Estoy convencido de que Pedro A. González Moreno (Calzada de Calatrava,1960) disfruta ejerciendo su oficio de escritor. Porque lo hace con conocimiento de causa. Resulta verdaderamente atractiva, por ejemplo, su forma de entender la poesía (seis poemarios y varios premios de prestigio lo avalan), su singular visión de ese otro mundo que sólo el poeta sabe para sí y aprende a decir para los demás; su único acercamiento al ensayo hasta la fecha, “La musa a la deriva”(premio Fray Luis de León, 2016) es de una clarividencia de juicios agradecible; y ésta su última entrega narrativa, “La mujer de la escalera” (Siruela. Madrid, 2018), muestra una prosa diáfana, sujeta al argumento y al desarrollo clásicos de lo que debe ser en esencia un relato policial.

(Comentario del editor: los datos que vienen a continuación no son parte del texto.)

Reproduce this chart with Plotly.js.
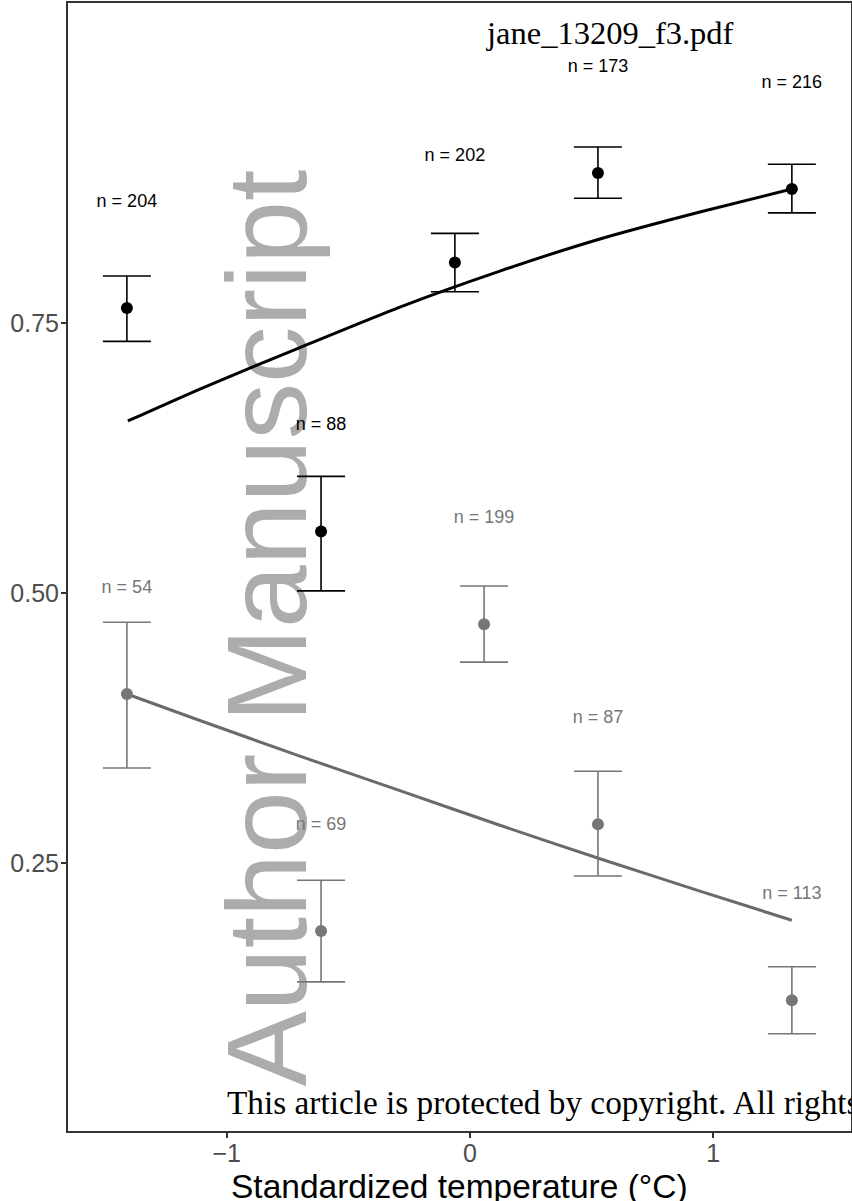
<!DOCTYPE html>
<html>
<head>
<meta charset="utf-8">
<script src="https://cdn.plot.ly/plotly-3.0.1.min.js"></script>
<style>html,body{margin:0;padding:0;background:#fff;}#chart{width:852px;height:1201px;}</style>
</head>
<body>
<div id="chart"></div>
<script>
// ---- data ----
const blackX = [-1.410, -0.612, -0.062, 0.526, 1.323];
const blackY = [0.764, 0.557, 0.806, 0.889, 0.874];
const blackUpper = [0.7935, 0.608, 0.833, 0.913, 0.897];
const blackLower = [0.733, 0.502, 0.779, 0.8655, 0.852];
const blackN = [204, 88, 202, 173, 216];

const grayX = [-1.410, -0.612, 0.058, 0.526, 1.323];
const grayY = [0.4065, 0.187, 0.471, 0.286, 0.123];
const grayUpper = [0.473, 0.234, 0.5065, 0.335, 0.154];
const grayLower = [0.338, 0.140, 0.436, 0.238, 0.092];
const grayN = [54, 69, 199, 87, 113];

const blackCurveX = [-1.406, -1.110, -0.699, -0.288, 0.123, 0.534, 0.945, 1.323];
const blackCurveY = [0.6593, 0.6889, 0.7273, 0.7648, 0.7981, 0.8278, 0.8528, 0.8741];
const grayCurveX = [-1.410, -1.110, -0.699, -0.288, 0.123, 0.534, 0.945, 1.323];
const grayCurveY = [0.4065, 0.382, 0.349, 0.317, 0.285, 0.254, 0.224, 0.197];

const xTicks = [-1, 0, 1];
const yTicks = [0.25, 0.50, 0.75];

const xTitle = 'Standardized temperature (°C)';
const fileLabel = 'jane_13209_f3.pdf';
const copyrightText = 'This article is protected by copyright. All rights';
const watermark = 'Author Manuscript';

// ---- styles ----
const BLACK = '#000000';
const GRAY = '#767676';
const LABEL_OFFSET = 0.098;
const SANS = 'Liberation Sans, Arial, Helvetica, sans-serif';
const SERIF = 'Liberation Serif, Times New Roman, serif';

function diff(a, b) { return a.map((v, i) => v - b[i]); }

function pointTrace(x, y, up, lo, color) {
  return {
    type: 'scatter', mode: 'markers', x: x, y: y,
    marker: {color: color, size: 12},
    error_y: {type: 'data', symmetric: false, array: diff(up, y), arrayminus: diff(y, lo),
              color: color, thickness: 1.6, width: 24},
    hoverinfo: 'skip', showlegend: false
  };
}
function labelTrace(x, y, n, color) {
  return {
    type: 'scatter', mode: 'text', x: x, y: y.map(v => v + LABEL_OFFSET),
    text: n.map(v => 'n = ' + v), textposition: 'middle center',
    textfont: {family: SANS, size: 18, color: color},
    hoverinfo: 'skip', showlegend: false
  };
}

const traces = [
  {type: 'scatter', mode: 'lines', x: grayCurveX, y: grayCurveY, line: {color: '#6a6a6a', width: 3, shape: 'spline', smoothing: 0.6},
   hoverinfo: 'skip', showlegend: false},
  {type: 'scatter', mode: 'lines', x: blackCurveX, y: blackCurveY, line: {color: BLACK, width: 3, shape: 'spline', smoothing: 0.6},
   hoverinfo: 'skip', showlegend: false},
  pointTrace(grayX, grayY, grayUpper, grayLower, GRAY),
  pointTrace(blackX, blackY, blackUpper, blackLower, BLACK),
  labelTrace(grayX, grayY, grayN, GRAY),
  labelTrace(blackX, blackY, blackN, BLACK)
];

const layout = {
  width: 852, height: 1201,
  margin: {l: 68, r: 1, t: 3, b: 70},
  paper_bgcolor: '#ffffff', plot_bgcolor: '#ffffff',
  showlegend: false,
  xaxis: {
    range: [-1.652, 1.566], tickvals: xTicks, ticktext: xTicks.map(v => v < 0 ? '\u2212' + Math.abs(v) : String(v)),
    showgrid: false, zeroline: false, showline: true, mirror: true,
    linecolor: '#333333', linewidth: 2, ticks: 'outside', ticklen: 5, tickwidth: 2, tickcolor: '#333333',
    tickfont: {family: SANS, size: 25, color: '#4d4d4d'}, ticklabelstandoff: -6
  },
  yaxis: {
    range: [0.0019, 1.0463], tickvals: yTicks, ticktext: yTicks.map(v => v.toFixed(2)),
    showgrid: false, zeroline: false, showline: true, mirror: true,
    linecolor: '#333333', linewidth: 2, ticks: 'outside', ticklen: 5, tickwidth: 2, tickcolor: '#333333',
    tickfont: {family: SANS, size: 25, color: '#4d4d4d'}, ticklabelstandoff: -3
  },
  annotations: [
    {text: watermark, xref: 'paper', yref: 'paper', x: 0.2542, y: 0.4455,
     xanchor: 'center', yanchor: 'middle', textangle: -90, showarrow: false,
     font: {family: SANS, size: 113, color: '#acacac'}},
    {text: fileLabel, xref: 'paper', yref: 'paper', x: 0.692, y: 0.9734,
     xanchor: 'center', yanchor: 'middle', showarrow: false,
     font: {family: SERIF, size: 32.5, color: '#000000'}},
    {text: copyrightText, xref: 'paper', yref: 'paper', x: 0.2005, y: 0.0257,
     xanchor: 'left', yanchor: 'middle', showarrow: false,
     font: {family: SERIF, size: 33.3, color: '#000000'}},
    {text: xTitle, xref: 'paper', yref: 'paper', x: 0.5006, y: -0.0488,
     xanchor: 'center', yanchor: 'middle', showarrow: false,
     font: {family: SANS, size: 33.5, color: '#000000'}}
  ]
};

Plotly.newPlot('chart', traces, layout, {displayModeBar: false, staticPlot: true}).then(function (gd) {
  try {
    // put the watermark beneath the data marks
    const below = gd.querySelector('.main-svg .layer-below');
    const anns = gd.querySelectorAll('g.annotation');
    anns.forEach(function (a) {
      if (a.textContent.indexOf(watermark) >= 0 && below) below.insertBefore(a, below.firstChild);
    });
  } catch (e) {}
});
</script>
</body>
</html>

La trama de “La mujer de la escalera” desprende y coordina elementos narrativos y otros propios de la dramaturgia sin esfuerzo aparente, y su punto neurálgico es sencillo: los componentes de un grupo teatral universitario, junto con su veterano profesor, se encuentran entre manos con un texto crucial -desconocido hasta la fecha- de la literatura española del siglo XV, “Las lagrimas de Belisa”. El texto en cuestión iluminaría de modo extraordinario los “siglos oscuros” de nuestro teatro entre el “Auto de los Reyes Magos” y
“La Celestina
”. Entre tanto, ¿qué nos han dejado las primeras páginas de esta novela? Un suicidio, un asesinato y una muerte natural. Buen principio, pues, para entrometerse en el devenir de la misma.

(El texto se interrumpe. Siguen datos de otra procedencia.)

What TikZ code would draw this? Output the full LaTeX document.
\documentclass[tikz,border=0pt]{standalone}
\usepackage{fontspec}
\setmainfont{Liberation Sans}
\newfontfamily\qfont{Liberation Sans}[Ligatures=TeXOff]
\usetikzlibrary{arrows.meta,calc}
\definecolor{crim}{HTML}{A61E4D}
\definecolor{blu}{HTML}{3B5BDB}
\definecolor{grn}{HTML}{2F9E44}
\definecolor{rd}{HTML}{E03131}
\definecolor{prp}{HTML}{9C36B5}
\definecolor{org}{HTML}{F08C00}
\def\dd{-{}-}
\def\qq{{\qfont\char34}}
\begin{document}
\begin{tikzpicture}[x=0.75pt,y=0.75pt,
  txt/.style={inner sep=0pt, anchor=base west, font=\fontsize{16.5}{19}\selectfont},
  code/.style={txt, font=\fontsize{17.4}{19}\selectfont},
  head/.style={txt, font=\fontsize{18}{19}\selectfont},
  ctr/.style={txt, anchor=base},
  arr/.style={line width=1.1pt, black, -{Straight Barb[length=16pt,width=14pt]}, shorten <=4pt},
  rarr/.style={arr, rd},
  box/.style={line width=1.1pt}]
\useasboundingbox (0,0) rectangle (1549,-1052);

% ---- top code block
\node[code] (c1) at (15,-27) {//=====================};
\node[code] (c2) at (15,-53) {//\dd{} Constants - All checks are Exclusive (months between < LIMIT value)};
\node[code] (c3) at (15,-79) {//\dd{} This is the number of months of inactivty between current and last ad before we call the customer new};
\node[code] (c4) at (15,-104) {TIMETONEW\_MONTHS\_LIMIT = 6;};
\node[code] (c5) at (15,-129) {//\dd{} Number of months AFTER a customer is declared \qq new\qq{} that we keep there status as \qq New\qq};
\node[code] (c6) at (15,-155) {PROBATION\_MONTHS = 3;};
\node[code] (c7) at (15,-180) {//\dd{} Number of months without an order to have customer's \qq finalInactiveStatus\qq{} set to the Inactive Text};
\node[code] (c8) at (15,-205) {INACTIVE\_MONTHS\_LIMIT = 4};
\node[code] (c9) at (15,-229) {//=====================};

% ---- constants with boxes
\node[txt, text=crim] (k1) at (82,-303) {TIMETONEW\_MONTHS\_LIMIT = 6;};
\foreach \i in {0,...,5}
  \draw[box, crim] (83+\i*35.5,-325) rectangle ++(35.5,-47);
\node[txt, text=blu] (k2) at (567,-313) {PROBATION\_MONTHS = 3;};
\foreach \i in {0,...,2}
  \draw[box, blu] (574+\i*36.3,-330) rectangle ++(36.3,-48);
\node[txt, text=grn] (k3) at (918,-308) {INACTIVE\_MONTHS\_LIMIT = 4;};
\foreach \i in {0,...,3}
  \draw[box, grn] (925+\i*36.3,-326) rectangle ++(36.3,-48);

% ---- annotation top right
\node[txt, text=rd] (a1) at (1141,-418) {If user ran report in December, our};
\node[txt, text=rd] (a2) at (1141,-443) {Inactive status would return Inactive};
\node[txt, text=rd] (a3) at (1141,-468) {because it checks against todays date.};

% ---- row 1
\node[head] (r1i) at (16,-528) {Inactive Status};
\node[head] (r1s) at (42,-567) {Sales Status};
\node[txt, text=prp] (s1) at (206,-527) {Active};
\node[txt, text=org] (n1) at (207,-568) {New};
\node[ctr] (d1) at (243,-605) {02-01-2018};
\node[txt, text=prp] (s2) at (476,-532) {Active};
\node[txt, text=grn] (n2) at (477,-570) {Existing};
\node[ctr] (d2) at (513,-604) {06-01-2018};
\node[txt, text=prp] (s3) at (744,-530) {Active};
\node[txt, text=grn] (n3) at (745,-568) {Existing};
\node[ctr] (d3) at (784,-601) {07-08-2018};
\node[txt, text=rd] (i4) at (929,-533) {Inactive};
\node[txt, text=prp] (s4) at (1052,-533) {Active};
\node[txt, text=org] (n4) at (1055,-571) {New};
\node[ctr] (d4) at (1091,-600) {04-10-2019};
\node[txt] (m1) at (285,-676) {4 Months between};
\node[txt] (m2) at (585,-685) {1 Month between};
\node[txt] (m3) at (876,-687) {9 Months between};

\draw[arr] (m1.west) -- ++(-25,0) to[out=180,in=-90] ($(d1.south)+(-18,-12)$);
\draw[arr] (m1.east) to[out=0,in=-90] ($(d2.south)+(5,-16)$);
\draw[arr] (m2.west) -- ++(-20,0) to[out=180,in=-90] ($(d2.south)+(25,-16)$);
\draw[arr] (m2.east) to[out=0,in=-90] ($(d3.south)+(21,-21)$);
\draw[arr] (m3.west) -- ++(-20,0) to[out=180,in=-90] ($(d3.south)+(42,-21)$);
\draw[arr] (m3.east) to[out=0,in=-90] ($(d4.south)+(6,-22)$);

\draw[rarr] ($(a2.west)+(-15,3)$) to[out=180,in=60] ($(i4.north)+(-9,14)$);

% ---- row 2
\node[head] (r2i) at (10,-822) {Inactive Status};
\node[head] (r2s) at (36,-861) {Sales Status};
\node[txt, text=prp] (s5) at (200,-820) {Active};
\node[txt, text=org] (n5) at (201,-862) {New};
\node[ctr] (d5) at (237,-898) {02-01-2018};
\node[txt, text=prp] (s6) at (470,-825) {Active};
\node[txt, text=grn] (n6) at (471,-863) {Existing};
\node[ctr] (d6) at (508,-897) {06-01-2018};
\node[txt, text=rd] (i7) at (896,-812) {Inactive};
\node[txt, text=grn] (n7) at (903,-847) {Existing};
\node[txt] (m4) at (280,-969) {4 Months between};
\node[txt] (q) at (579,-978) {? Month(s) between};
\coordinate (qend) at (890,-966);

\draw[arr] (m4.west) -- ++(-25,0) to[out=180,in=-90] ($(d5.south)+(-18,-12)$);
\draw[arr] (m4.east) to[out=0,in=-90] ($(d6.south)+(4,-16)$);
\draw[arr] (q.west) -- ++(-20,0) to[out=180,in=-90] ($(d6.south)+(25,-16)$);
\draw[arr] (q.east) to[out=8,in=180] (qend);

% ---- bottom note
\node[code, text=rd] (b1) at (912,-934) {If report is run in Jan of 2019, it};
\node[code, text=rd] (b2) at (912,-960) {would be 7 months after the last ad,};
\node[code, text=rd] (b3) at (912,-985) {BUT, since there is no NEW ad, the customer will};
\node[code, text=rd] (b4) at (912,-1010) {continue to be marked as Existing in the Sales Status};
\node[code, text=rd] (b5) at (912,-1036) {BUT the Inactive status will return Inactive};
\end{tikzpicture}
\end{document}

El tiempo histórico es un aliciente más. Pedro A. González Moreno fue universitario en época inmediata anterior a la mítica movida madrileña, en que los estudiantes y profesores pasaban a creerse su condición de casi héroes en pie de guerra pacífica contra los intereses de un poder estatal en vías y en vísperas de extinción. Un escenario enorme, donde surgen vidas reales y anhelantes de libertad, queda al descubierto por un simple detalle al azar, por un libro entreabierto conducente a la relación sentimental entre un soldado y una monja nacidos para el olvido en una ciudad ocupada. Estos dos seres son componentes de una estructura circular que se conocerá in extremis.
Hay que agradecer al autor la fluidez con que discurre su historia. Mejor aún, él mismo nos deja entrever que somos nosotros, sus lectores, los que hemos de ocuparnos de los hilos con los que se manejan los personajes de la historia, y también nosotros hemos de hacernos eco de los temores, dudas, esperanzas e ilusiones rotas que arrastran. Y solidarizarnos con ellos es la mejor manera de atender al desenlace. En buena medida, la protagonista, Sara, atrae más por lo que quiere decir que por lo que dice, más aún por lo que sugiere y permite imaginar que por lo que enseña al trasluz de sus meditaciones de veinteañera dubitante. Con el estigma de un futuro previsto a partir de un presente más o menos indeseado se hacen visibles los demás actores en escena, sean mayores o de la misma edad de Sara. Animales universitarios la mayoría de ellos, acaban imbuidos por los miasmas sutiles de un mundo al cual nunca podrán pertenecer si no es sacrificándose a sí mismos.
Una narración desenvuelta, puntualizada y adecuada con mimo a los misterios que van desvelándose paulatinamente. Este es el mayor de los retos que Pedro A. González Moreno supera con creces a la hora de pergeñar su novela, lo cual también explicitó el jurado del Premio “Café Gijón de Novela” al otorgarle tan prestigioso galardón.